Proper vehicle preparation and maintenance can ensure your Jeep survives the low temperatures of winter. We put together a list of 10 checklist items you can complete to give yourself peace of mind as the temperatures drop. We recommend starting this list around October if you’re in the Northern Hemisphere and May if you’re south of the equator. Follow this checklist to make sure you’re ready for the season ahead.
1. Test Your Battery
If possible, have your battery tested prior to the cold weather snap and replace if it’s testing weak. This preventive maintenance could save you from missing a day at work or being stranded off-roading after a no-start.
So why does this happen in winter? When the terminals on a battery are connected, a chemical reaction generates electrons to supply power. Lowering the temperature of the battery slows the chemical reaction, which results in less current output. This is why battery failures commonly occur just as the ambient temperature begins to drop. At freezing temperature, battery capacity can be reduced by up to 20%! Your battery system also experiences more load in the winter because the oil in your engine thickens as the temperature drops resulting in your engine producing more resistance to cranking.
The most accurate way to test your battery is with a Battery Load Tester, but you don’t necessarily need to shell out for one of these, most auto shops offer free battery testing.
2. Check your Belts, Boots, and Hoses
It is a good idea in general to regularly check your engine components and doing so specifically before winter eliminates emergency repairs. Wear and tear on your rubber engine components can easily turn into waiting for road-side assistance or even worse, being stranded in the bitter cold in a remote location. When rubber gets cold, it becomes brittle, and can easily crack so we recommend taking a look at your belts, boots and hoses.
Take a look at your belt(s) with the vehicle turned off to check the rubber for any cracking, especially at areas where the belt turns over a pulley. Also pay close attention to the edges of the belt for any torn strands. If you see any evidence of this wear, it is highly recommended that you replace the belt. Belt replacement is normally a quick process, so you don’t need to set aside a full weekend for the job.

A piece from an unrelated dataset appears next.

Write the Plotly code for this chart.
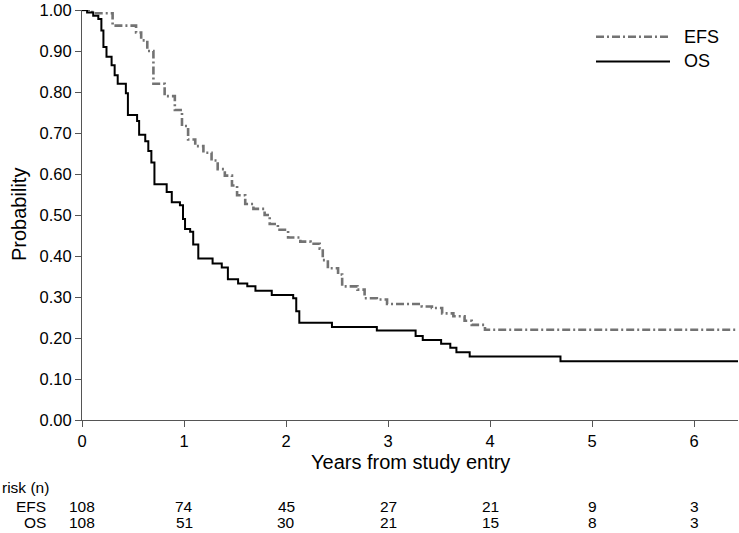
import plotly.graph_objects as go

# ---- data ----
os_t = [0, 0.05, 0.11, 0.16, 0.19, 0.21, 0.24, 0.29, 0.32, 0.35, 0.43, 0.45, 0.54, 0.56, 0.62,
        0.65, 0.68, 0.71, 0.83, 0.88, 0.96, 0.99, 1.01, 1.06, 1.09, 1.14, 1.28, 1.37, 1.43, 1.53,
        1.62, 1.70, 1.86, 2.07, 2.10, 2.13, 2.45, 2.89, 3.27, 3.34, 3.52, 3.61, 3.67, 3.80, 4.69, 6.43]
os_p = [1.0, 0.994, 0.986, 0.978, 0.95, 0.91, 0.886, 0.865, 0.841, 0.82, 0.797, 0.744, 0.729, 0.696, 0.68,
        0.656, 0.628, 0.575, 0.556, 0.531, 0.524, 0.49, 0.466, 0.459, 0.428, 0.394, 0.382, 0.372, 0.343, 0.333,
        0.326, 0.315, 0.305, 0.297, 0.265, 0.237, 0.227, 0.218, 0.205, 0.195, 0.186, 0.176, 0.165, 0.155, 0.143, 0.143]

efs_t = [0, 0.10, 0.30, 0.53, 0.58, 0.64, 0.70, 0.81, 0.91, 0.98, 1.04, 1.11, 1.19, 1.27, 1.33,
         1.40, 1.47, 1.52, 1.60, 1.68, 1.79, 1.84, 1.92, 2.02, 2.14, 2.24, 2.33, 2.36, 2.41, 2.51,
         2.55, 2.70, 2.77, 2.89, 2.99, 3.33, 3.43, 3.53, 3.64, 3.75, 3.82, 3.95, 6.43]
efs_p = [1.0, 0.992, 0.962, 0.945, 0.926, 0.90, 0.82, 0.79, 0.756, 0.717, 0.684, 0.668, 0.652, 0.633, 0.612,
         0.596, 0.572, 0.548, 0.527, 0.515, 0.50, 0.478, 0.464, 0.445, 0.435, 0.43, 0.418, 0.39, 0.37, 0.355,
         0.326, 0.318, 0.297, 0.294, 0.283, 0.277, 0.273, 0.26, 0.253, 0.242, 0.232, 0.22, 0.22]

risk_years = [0, 1, 2, 3, 4, 5, 6]
risk_efs = [108, 74, 45, 27, 21, 9, 3]
risk_os = [108, 51, 30, 21, 15, 8, 3]
y_ticks = [0, 0.1, 0.2, 0.3, 0.4, 0.5, 0.6, 0.7, 0.8, 0.9, 1.0]

FONT = "Arial, Liberation Sans, sans-serif"
EFS_COLOR = "#737373"
OS_COLOR = "#000000"

fig = go.Figure()
fig.add_trace(go.Scatter(x=efs_t, y=efs_p, mode="lines", name="EFS", line_shape="hv",
                         line=dict(color=EFS_COLOR, width=2.6, dash="8px,3px,2px,3px"),
                         showlegend=False))
fig.add_trace(go.Scatter(x=os_t, y=os_p, mode="lines", name="OS", line_shape="hv",
                         line=dict(color=OS_COLOR, width=2), showlegend=False))

W, H = 739, 533
L, R, T, B = 82, 1, 6, 113
pw, ph = W - L - R, H - T - B


def px2paper_x(px):
    return (px - L) / pw


def px2paper_y(py):
    return (H - B - py) / ph


# legend drawn as shapes/annotations
legend_items = [("EFS", EFS_COLOR, 2.6, "8px,3px,2px,3px", 33), ("OS", OS_COLOR, 2, "solid", 58)]
for name, col, w, dash, py in legend_items:
    fig.add_shape(type="line", xref="paper", yref="paper",
                  x0=px2paper_x(596), x1=px2paper_x(670), y0=px2paper_y(py), y1=px2paper_y(py),
                  line=dict(color=col, width=w, dash=dash))
    fig.add_annotation(text=name, xref="paper", yref="paper", x=px2paper_x(682), y=px2paper_y(py),
                       xanchor="left", yanchor="middle", showarrow=False,
                       font=dict(family=FONT, size=18, color="#000"))

# axis titles
fig.add_annotation(text="Years from study entry", xref="paper", yref="paper",
                   x=px2paper_x(410), y=px2paper_y(462), xanchor="center", yanchor="middle",
                   showarrow=False, font=dict(family=FONT, size=20, color="#000"))
fig.add_annotation(text="Probability", xref="paper", yref="paper", textangle=-90,
                   x=px2paper_x(19), y=px2paper_y(213), xanchor="center", yanchor="middle",
                   showarrow=False, font=dict(family=FONT, size=20, color="#000"))

# risk table
fig.add_annotation(text="risk (n)", xref="paper", yref="paper", x=px2paper_x(0), y=px2paper_y(488),
                   xanchor="left", yanchor="middle", showarrow=False,
                   font=dict(family=FONT, size=15.5, color="#000"))
for label, vals, py in [("EFS", risk_efs, 507), ("OS", risk_os, 523)]:
    fig.add_annotation(text=label, xref="paper", yref="paper", x=px2paper_x(48), y=px2paper_y(py),
                       xanchor="right", yanchor="middle", showarrow=False,
                       font=dict(family=FONT, size=15.5, color="#000"))
    for yr, v in zip(risk_years, vals):
        fig.add_annotation(text=str(v), xref="x", yref="paper", x=yr, y=px2paper_y(py),
                           xanchor="center", yanchor="middle", showarrow=False,
                           font=dict(family=FONT, size=15.5, color="#000"))

fig.update_layout(
    width=W, height=H,
    margin=dict(l=L, r=R, t=T, b=B, pad=0),
    paper_bgcolor="white", plot_bgcolor="white",
    font=dict(family=FONT, size=15, color="#000"),
    xaxis=dict(range=[0, 6.43], tickmode="array", tickvals=risk_years,
               ticktext=[str(v) for v in risk_years],
               showline=True, linecolor="#555", linewidth=1, ticks="outside", ticklen=6,
               tickcolor="#555", showgrid=False, zeroline=False,
               tickfont=dict(family=FONT, size=16.5, color="#000")),
    yaxis=dict(range=[0, 1.0], tickmode="array", tickvals=y_ticks,
               ticktext=[f"{v:.2f}" for v in y_ticks],
               showline=True, linecolor="#555", linewidth=1, ticks="outside", ticklen=6,
               tickcolor="#555", showgrid=False, zeroline=False, ticklabeloverflow="allow",
               tickfont=dict(family=FONT, size=16.5, color="#000")),
)

fig.write_html("out.html", config={"displayModeBar": False},
               post_script="document.body.style.margin='0px';document.body.style.overflow='hidden';")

Check all lines for cracking and check to see if the texture of the material is soft and flexible. The hose or boot should be slightly spongy and should return to its original shape after being squeezed. Check all connections for seeping or leaking, and address these with new clamps, hoses, or boots, as necessary. Some modern systems use plastic quick disconnects that utilize O-rings for sealing. If a connection is leaking, replace the O-ring or the entire part if needed. If you have any doubts about a line, hose, or boot, it would be wise to replace that component before it becomes a problem down the road.
You can always take this opportunity to upgrade to silicone hoses. We have a variety of direct-fit hoses for Jeeps in attractive colors. Our hoses are made of 5 layers of silicone with embedded heat-resistant fibers for improved durability and heat and pressure tolerance. They also look fantastic if I do say so myself. As with all Mishimoto products, our silicone coolant hose kits also include our signature Lifetime Warranty and Accident Protection.
3. Test and/or Change your Coolant
If you do decide to upgrade your hoses, now’s a great time to check this off your list too. When coolant freezes, serious damage can happen to your engine. Your engine is designed with numerous press-fit plugs (freeze plugs) that are made to rupture if the internal fluid freezes. If a plug ruptures, you will be treated to a leaking coolant system. If a plug does not function, freezing water will cause damage to the engine block and cylinder liners, and the remedy for that is an engine replacement.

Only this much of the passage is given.